Under the circumstance, it was therefore probably unwise of me, to accept an invitation to The Curious Case of Benjamin Button, the CGI tale starring Brad Pitt and Cate Blanchett, featuring a man who ages and dies backwards. Born an arthritic little old man, the kindly Benjamin youthens (?) as he ages, a fact that somewhat understandably causes complications in his relationship with the beautiful ballerina Daisy. It’s going to end badly – and you’ve got 166 minutes to wait for it to happen.

Yes, Benjamin Button is a really long movie about death, and a lot of the scenes seem purely extraneous to the story itself. It’s beautifully made, with a richly realised period design that’s got a Moulin Rouge kind of feel to it. But while it is undoubtedly poignant, it ultimately feels soulless. I woke up this morning, feeling that somehow I’d be cheated.

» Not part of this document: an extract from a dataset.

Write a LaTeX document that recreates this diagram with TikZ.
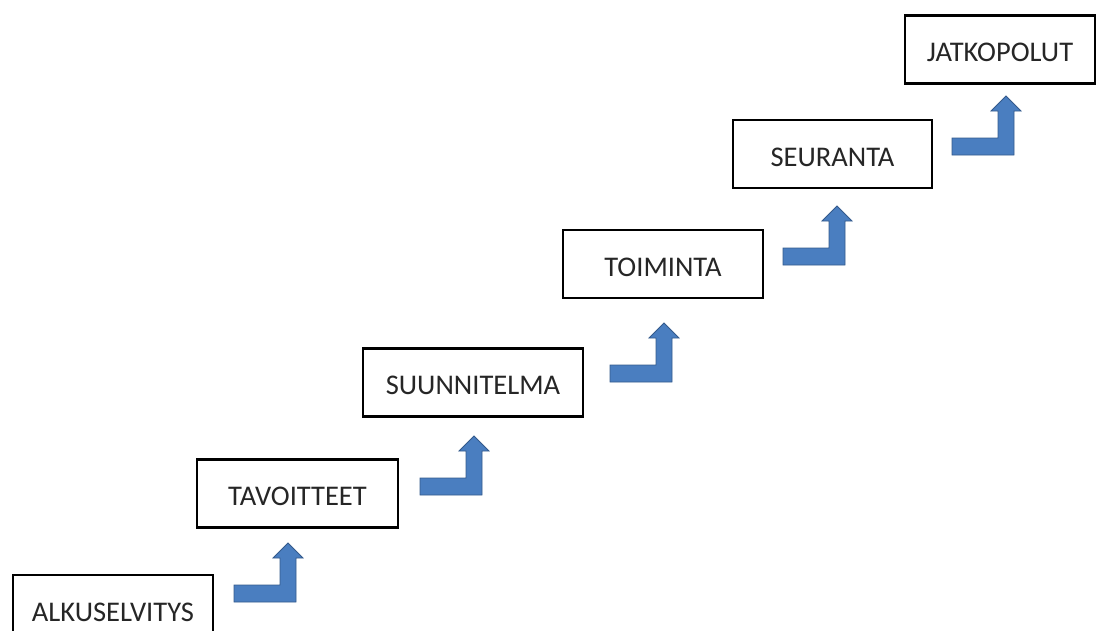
\documentclass[tikz,border=0pt]{standalone}
\usepackage{fontspec}
\setmainfont{Carlito}
\usetikzlibrary{positioning}
\definecolor{stepblue}{RGB}{74,126,192}
\definecolor{stepedge}{RGB}{52,90,140}

\begin{document}
\begin{tikzpicture}[x=1pt, y=-1pt,
    stage/.style={draw, line width=2.4pt, fill=white, inner sep=0pt, text=black!85,
        minimum height=68pt, text height=24pt, text depth=0pt,
        font=\fontsize{28.5}{31}\selectfont},
    upstep/.pic={\filldraw[fill=stepblue, draw=stepedge, line width=0.8pt, line join=miter]
        (0,0) -- (0,-17) -- (46,-17) -- (46,-44) -- (39,-44) -- (54,-59)
        -- (69,-44) -- (62,-44) -- (62,0) -- cycle;}]
    \useasboundingbox (0,0) rectangle (1097,630);
    \clip (0,0) rectangle (1097,630);
    % the steps
    \node[stage, minimum width=200pt] (alku)    at (113,609)    {ALKUSELVITYS};
    \node[stage, minimum width=201pt] (tavoite) at (297.5,493.5) {TAVOITTEET};
    \node[stage, minimum width=220pt] (suunn)   at (473,382.5)  {SUUNNITELMA};
    \node[stage, minimum width=200pt] (toim)    at (663,264)    {TOIMINTA};
    \node[stage, minimum width=199pt] (seur)    at (832.5,154)  {SEURANTA};
    \node[stage, minimum width=190pt] (jatko)   at (1000,49.5)  {JATKOPOLUT};
    % arrows between the steps
    \pic (up1) at (234,602) {upstep};
    \pic (up2) at (420,495) {upstep};
    \pic (up3) at (610,382) {upstep};
    \pic (up4) at (783,265) {upstep};
    \pic (up5) at (952,155) {upstep};
\end{tikzpicture}
\end{document}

The original screenplay was set in Maryland, but rewritten with Louisiana backdrops to take advantage of that State’s now famous tax breaks. But tax breaks alone would perhaps not have been enough – you’ve got to be able to offer the crews and services and range of locations to make it work. Said Line Producer Ceon Chafin, in the Times-Picayune:

“Without Louisiana’s tax rebate program we literally couldn’t get this film off the ground. But while that may be what got us here, it is not the most important part. The most important part is that Louisiana has so much to offer. The crews are good to work with. I’ve worked all across the nation and in 13 countries, and you can’t say that everywhere you go.” 

The result – a significant portion of the estimated production budget of $150 million spent directly in the local community, and the incalculable spin-off value of the Pitt-Jolie clan taking up residence in the city’s French Quarter (they’ve even enrolled one of their brood in the local school – priceless!) Admittedly, New Orleans locations look fantastic – and they somehow add to the “otherworldliness” of the plot.